WHAT YOU SHOULD DO: Exclude the pictures and return every line exactly as written.

* BEGIN DATA *

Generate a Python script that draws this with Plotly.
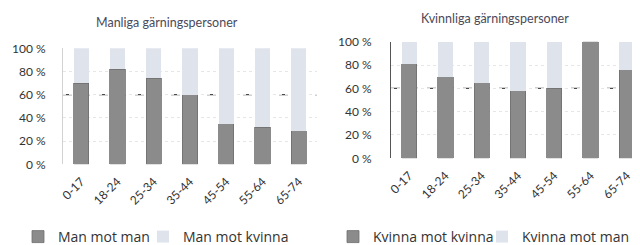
import plotly.graph_objects as go

age_groups = ["0-17", "18-24", "25-34", "35-44", "45-54", "55-64", "65-74"]
man_mot_man = [70, 82, 74, 60, 35, 32, 29]
man_mot_kvinna = [100 - v for v in man_mot_man]
kvinna_mot_kvinna = [81, 70, 65, 58, 60, 100, 76]
kvinna_mot_man = [100 - v for v in kvinna_mot_kvinna]
y_ticks = [0, 20, 40, 60, 80, 100]
y_ticklabels = ["0 %", "20 %", "40 %", "60 %", "80 %", "100 %"]
reference_level = 60

DARK = "#8b8b8b"
LIGHT = "#dfe4ec"
FONT = "Lato"
LFONT = "Open Sans"
TXT = "#333333"

W, H = 640, 245
OFF = 8  # page body margin offset

def px_x(p):
    return (p - OFF) / W

def px_y(p):
    return 1 - (p - OFF) / H

fig = go.Figure()
fig.add_trace(go.Bar(x=age_groups, y=man_mot_man, name="Man mot man", marker=dict(color=DARK, line=dict(color="#6e6e6e", width=0.8)),
                     width=0.42, xaxis="x", yaxis="y", legend="legend", showlegend=True))
fig.add_trace(go.Bar(x=age_groups, y=man_mot_kvinna, name="Man mot kvinna", marker=dict(color=LIGHT, line=dict(width=0)),
                     width=0.42, xaxis="x", yaxis="y", legend="legend2", showlegend=True))
fig.add_trace(go.Bar(x=age_groups, y=kvinna_mot_kvinna, name="Kvinna mot kvinna", marker=dict(color=DARK, line=dict(color="#6e6e6e", width=0.8)),
                     width=0.42, xaxis="x2", yaxis="y2", legend="legend3", showlegend=True))
fig.add_trace(go.Bar(x=age_groups, y=kvinna_mot_man, name="Kvinna mot man", marker=dict(color=LIGHT, line=dict(width=0)),
                     width=0.42, xaxis="x2", yaxis="y2", legend="legend4", showlegend=True))

xcommon = dict(type="category", tickangle=-45, showgrid=False, zeroline=False, ticks="", automargin=False,
               range=[-0.5, 6.5], tickfont=dict(family=FONT, size=12, color=TXT), ticklabelstandoff=7)
ycommon = dict(range=[0, 100], tickvals=y_ticks, ticktext=y_ticklabels, showgrid=True, automargin=False,
               gridcolor="#e6e6e6", griddash="dot", gridwidth=1, zeroline=False,
               tickfont=dict(family=FONT, size=12, color=TXT), ticks="")

def leg(text_start_px):
    return dict(orientation="h", x=px_x(text_start_px - 40), y=px_y(237), xanchor="left", yanchor="middle",
                font=dict(family=LFONT, size=14, color=TXT), bgcolor="rgba(0,0,0,0)", visible=True)

fig.update_layout(
    width=W, height=H, margin=dict(l=0, r=0, t=0, b=0, pad=0, autoexpand=False),
    paper_bgcolor="white", plot_bgcolor="white",
    barmode="stack", showlegend=True,
    xaxis=dict(domain=[px_x(63), px_x(317)], anchor="y", **xcommon),
    yaxis=dict(domain=[px_y(164.3), px_y(48.3)], anchor="x", showline=True, linecolor="#d2d2d2",
               linewidth=1, ticklabelstandoff=14, **ycommon),
    xaxis2=dict(domain=[px_x(391), px_x(645)], anchor="y2", **xcommon),
    yaxis2=dict(domain=[px_y(158.3), px_y(41.7)], anchor="x2", showline=True, linecolor="#555555",
                linewidth=1, ticklabelstandoff=16, **ycommon),
    legend=leg(58),
    legend2=leg(183),
    legend3=leg(373),
    legend4=leg(522),
    annotations=[
        dict(text="Manliga gärningspersoner", x=px_x(167), y=px_y(23), xref="paper", yref="paper",
             xanchor="center", yanchor="middle",
             showarrow=False, font=dict(family=FONT, size=12.5, color="#4a4a5a")),
        dict(text="Kvinnliga gärningspersoner", x=px_x(495), y=px_y(19), xref="paper", yref="paper",
             xanchor="center", yanchor="middle",
             showarrow=False, font=dict(family=FONT, size=12.5, color="#4a4a5a")),
    ],
    shapes=[
        dict(type="line", xref="x domain", yref="y", x0=0, x1=1, y0=reference_level, y1=reference_level,
             line=dict(color="#4a4a4a", width=1.2, dash="dash"), layer="below"),
        dict(type="line", xref="x2 domain", yref="y2", x0=0, x1=1, y0=reference_level, y1=reference_level,
             line=dict(color="#4a4a4a", width=1.2, dash="dash"), layer="below"),
    ],
)

fig.write_html("out.html")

* END DATA *

RESULT BELOW:
Generate a Python script that draws this with Plotly.
import plotly.graph_objects as go

age_groups = ["0-17", "18-24", "25-34", "35-44", "45-54", "55-64", "65-74"]
man_mot_man = [70, 82, 74, 60, 35, 32, 29]
man_mot_kvinna = [100 - v for v in man_mot_man]
kvinna_mot_kvinna = [81, 70, 65, 58, 60, 100, 76]
kvinna_mot_man = [100 - v for v in kvinna_mot_kvinna]
y_ticks = [0, 20, 40, 60, 80, 100]
y_ticklabels = ["0 %", "20 %", "40 %", "60 %", "80 %", "100 %"]
reference_level = 60

DARK = "#8b8b8b"
LIGHT = "#dfe4ec"
FONT = "Lato"
LFONT = "Open Sans"
TXT = "#333333"

W, H = 640, 245
OFF = 8  # page body margin offset

def px_x(p):
    return (p - OFF) / W

def px_y(p):
    return 1 - (p - OFF) / H

fig = go.Figure()
fig.add_trace(go.Bar(x=age_groups, y=man_mot_man, name="Man mot man", marker=dict(color=DARK, line=dict(color="#6e6e6e", width=0.8)),
                     width=0.42, xaxis="x", yaxis="y", legend="legend", showlegend=True))
fig.add_trace(go.Bar(x=age_groups, y=man_mot_kvinna, name="Man mot kvinna", marker=dict(color=LIGHT, line=dict(width=0)),
                     width=0.42, xaxis="x", yaxis="y", legend="legend2", showlegend=True))
fig.add_trace(go.Bar(x=age_groups, y=kvinna_mot_kvinna, name="Kvinna mot kvinna", marker=dict(color=DARK, line=dict(color="#6e6e6e", width=0.8)),
                     width=0.42, xaxis="x2", yaxis="y2", legend="legend3", showlegend=True))
fig.add_trace(go.Bar(x=age_groups, y=kvinna_mot_man, name="Kvinna mot man", marker=dict(color=LIGHT, line=dict(width=0)),
                     width=0.42, xaxis="x2", yaxis="y2", legend="legend4", showlegend=True))

xcommon = dict(type="category", tickangle=-45, showgrid=False, zeroline=False, ticks="", automargin=False,
               range=[-0.5, 6.5], tickfont=dict(family=FONT, size=12, color=TXT), ticklabelstandoff=7)
ycommon = dict(range=[0, 100], tickvals=y_ticks, ticktext=y_ticklabels, showgrid=True, automargin=False,
               gridcolor="#e6e6e6", griddash="dot", gridwidth=1, zeroline=False,
               tickfont=dict(family=FONT, size=12, color=TXT), ticks="")

def leg(text_start_px):
    return dict(orientation="h", x=px_x(text_start_px - 40), y=px_y(237), xanchor="left", yanchor="middle",
                font=dict(family=LFONT, size=14, color=TXT), bgcolor="rgba(0,0,0,0)", visible=True)

fig.update_layout(
    width=W, height=H, margin=dict(l=0, r=0, t=0, b=0, pad=0, autoexpand=False),
    paper_bgcolor="white", plot_bgcolor="white",
    barmode="stack", showlegend=True,
    xaxis=dict(domain=[px_x(63), px_x(317)], anchor="y", **xcommon),
    yaxis=dict(domain=[px_y(164.3), px_y(48.3)], anchor="x", showline=True, linecolor="#d2d2d2",
               linewidth=1, ticklabelstandoff=14, **ycommon),
    xaxis2=dict(domain=[px_x(391), px_x(645)], anchor="y2", **xcommon),
    yaxis2=dict(domain=[px_y(158.3), px_y(41.7)], anchor="x2", showline=True, linecolor="#555555",
                linewidth=1, ticklabelstandoff=16, **ycommon),
    legend=leg(58),
    legend2=leg(183),
    legend3=leg(373),
    legend4=leg(522),
    annotations=[
        dict(text="Manliga gärningspersoner", x=px_x(167), y=px_y(23), xref="paper", yref="paper",
             xanchor="center", yanchor="middle",
             showarrow=False, font=dict(family=FONT, size=12.5, color="#4a4a5a")),
        dict(text="Kvinnliga gärningspersoner", x=px_x(495), y=px_y(19), xref="paper", yref="paper",
             xanchor="center", yanchor="middle",
             showarrow=False, font=dict(family=FONT, size=12.5, color="#4a4a5a")),
    ],
    shapes=[
        dict(type="line", xref="x domain", yref="y", x0=0, x1=1, y0=reference_level, y1=reference_level,
             line=dict(color="#4a4a4a", width=1.2, dash="dash"), layer="below"),
        dict(type="line", xref="x2 domain", yref="y2", x0=0, x1=1, y0=reference_level, y1=reference_level,
             line=dict(color="#4a4a4a", width=1.2, dash="dash"), layer="below"),
    ],
)

fig.write_html("out.html")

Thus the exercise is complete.